On a positive note, saccos are embracing ICT to enhance their reach as well as ease their service delivery. Regulated saccos have continued to create partnerships with commercial banks, payment service providers and other third-party fin-techs to better their financial services. Notably, 209 regulated saccos have embraced the use of mobile USSD to bring their service at the fingertips of their members. 103 Saccos have deployed provision of services using the internet. Of all the DT Saccos 34.09 percent offer automated teller machine (ATM) financial services.

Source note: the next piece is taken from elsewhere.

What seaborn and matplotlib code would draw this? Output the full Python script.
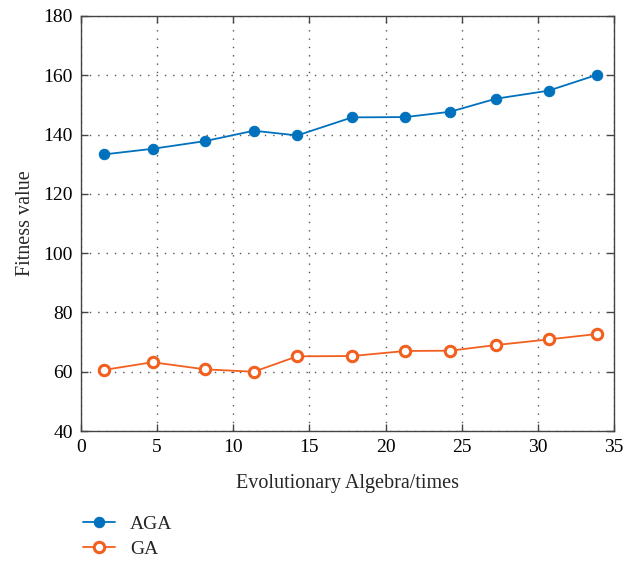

Moreover, Pesalink integration has been deployed by 13.64 percent of the DT Saccos. Thirty six DT Saccos enlisted 3,340 agencies in 2022 across the country who collectively oversaw 1.89 million transactions valued at Kshs. 26.5 billion in 2022. Notably, 54.9 percent of these transactions were cash deposits by members.
Non-remittance hurdle
In 2022, eighty regulated Saccos were owed a total of Kshs. 2.70 billion as non-remitted funds belonging to 66,452 members, either as loan repayment deductions or non withdrawable (BOSA) savings deductions as at September 2022. Out of that total amount, Kshs. 2.02 billion was meant to repay members’ loans. The net result is that all these members’ loans stood defaulted and at the same time the ability of the said saccos to meet their financial obligations was crippled.
Nonetheless, SASRA forecasts a positive outlook in 2023 for the sacco sector with growth projections and momentum expected to be maintained. High inflation and interest rates, however, are projected to reduce the savings propensity of saccos, thus undermining their ability to mobilize savings from members.